Événements Conference: Moral principles for Evaluating Fairness Metrics in AI
A conference by Derek Leben, Professor of philosophy, University of Pittsburgh at Johnstown
Abstract: Machine learning (ML) algorithms are increasingly being used in both the public and private sectors to make decisions about jobs, loans, college admissions, and prison sentences. The appeal of ML algorithms is clear; they can vastly increase the efficiency, accuracy, and consistency of decisions. However, because the training data for ML algorithms contains discrepancies caused by historical injustices, these algorithms often reveal biases towards historically oppressed groups.
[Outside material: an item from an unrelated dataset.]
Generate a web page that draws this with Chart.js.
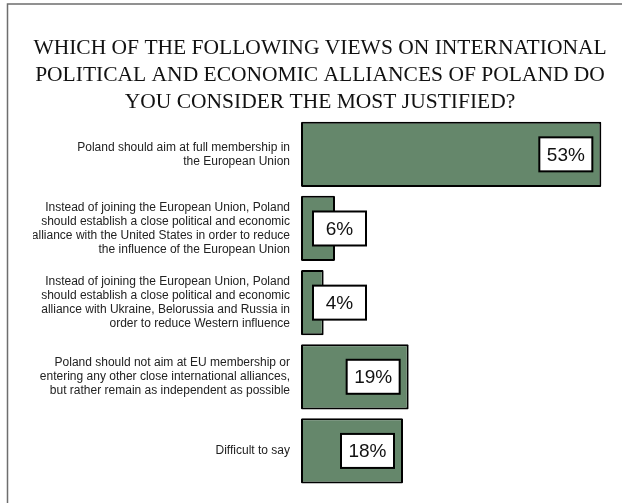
<!DOCTYPE html>
<html>
<head>
<meta charset="utf-8">
<script src="https://cdn.jsdelivr.net/npm/chart.js@4/dist/chart.umd.min.js"></script>
<style>
  body { margin: 0; background: #fff; }
  #wrap { width: 622px; height: 503px; }
</style>
</head>
<body>
<div id="wrap"><canvas id="viewsChart" width="622" height="503"></canvas></div>
<script>
var titleLines = [
    'WHICH OF THE FOLLOWING VIEWS ON INTERNATIONAL',
    'POLITICAL AND ECONOMIC ALLIANCES OF POLAND DO',
    'YOU CONSIDER THE MOST JUSTIFIED?'
];
var categories = [
    ['Poland should aim at full membership in', 'the European Union'],
    ['Instead of joining the European Union, Poland', 'should establish a close political and economic', 'alliance with the United States in order to reduce', 'the influence of the European Union'],
    ['Instead of joining the European Union, Poland', 'should establish a close political and economic', 'alliance with Ukraine, Belorussia and Russia in', 'order to reduce Western influence'],
    ['Poland should not aim at EU membership or', 'entering any other close international alliances,', 'but rather remain as independent as possible'],
    ['Difficult to say']
];
var percentages = [53, 6, 4, 19, 18];

// grey frame on the top and left edges
var framePlugin = {
    id: 'frame',
    beforeDraw: function(chart) {
        var c = chart.ctx;
        c.save();
        c.strokeStyle = '#6e6e6e';
        c.lineWidth = 1.5;
        c.beginPath();
        c.moveTo(7.5, 503);
        c.lineTo(7.5, 4);
        c.lineTo(622, 4);
        c.stroke();
        c.restore();
    }
};

// white boxed value labels inside each bar
var boxLabels = {
    id: 'boxLabels',
    afterDatasetsDraw: function(chart) {
        var c = chart.ctx;
        var meta = chart.getDatasetMeta(0);
        var w = 53, h = 34;
        c.save();
        meta.data.forEach(function(bar, i) {
            var left;
            if (bar.x - bar.base > w + 24) {
                left = bar.x - 9 - w;
            } else {
                left = bar.base + 12;
            }
            var top = bar.y - h / 2;
            c.fillStyle = '#ffffff';
            c.fillRect(left, top, w, h);
            c.strokeStyle = '#000000';
            c.lineWidth = 2;
            c.strokeRect(left, top, w, h);
            c.fillStyle = '#111111';
            c.font = '19px "Liberation Sans", Arial, sans-serif';
            c.textAlign = 'center';
            c.textBaseline = 'middle';
            c.fillText(percentages[i] + '%', left + w / 2, bar.y + 1);
        });
        c.restore();
    }
};

var ctx = document.getElementById('viewsChart').getContext('2d');
var viewsChart = new Chart(ctx, {
    type: 'bar',
    data: {
        labels: categories,
        datasets: [{
            data: percentages,
            backgroundColor: 'rgb(101, 135, 107)',
            borderColor: '#000000',
            borderWidth: 2,
            borderSkipped: false,
            borderRadius: 1,
            barPercentage: 0.88,
            categoryPercentage: 1
        }]
    },
    options: {
        indexAxis: 'y',
        responsive: false,
        animation: false,
        layout: {
            padding: { top: 25, right: 15, bottom: 15, left: 33 }
        },
        plugins: {
            legend: { display: false },
            tooltip: { enabled: false },
            title: {
                display: true,
                text: titleLines,
                color: '#111111',
                font: { family: '"Liberation Serif", "Times New Roman", serif', size: 21.5, weight: 'normal', lineHeight: 1.26 },
                padding: { top: 10, bottom: 1 }
            }
        },
        scales: {
            x: {
                display: false,
                min: 0,
                max: 54
            },
            y: {
                afterFit: function(scale) {
                    scale.width = 268;
                    scale.paddingTop = 0;
                    scale.paddingBottom = 0;
                },
                grid: { display: false, drawTicks: false },
                border: { display: false },
                ticks: {
                    padding: 11,
                    color: '#222222',
                    font: { family: '"Liberation Sans", Arial, sans-serif', size: 12, lineHeight: 1.17 }
                }
            }
        }
    },
    plugins: [framePlugin, boxLabels]
});
</script>
</body>
</html>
The field of "Fairness, Accountability, and Transparency in Machine Learning" (FAT ML) has developed several metrics for determining when such bias exists, but satisfying fairness in all of these metrics is mathematically impossible, and some of them require large sacrifices to the accuracy of ML algorithms. I propose that we can make progress on evaluating fairness metrics by drawing on traditional principles from moral and political philosophy. These principles are largely designed around the problem of determining a fair distribution of resources, such as Egalitarianism, Libertarianism, Desert-Based Approaches, Intention-Based Approaches, and Consequentialism. My goal is to describe in detail how each of these approaches will favor a particular set of fairness metrics for evaluating ML algorithms.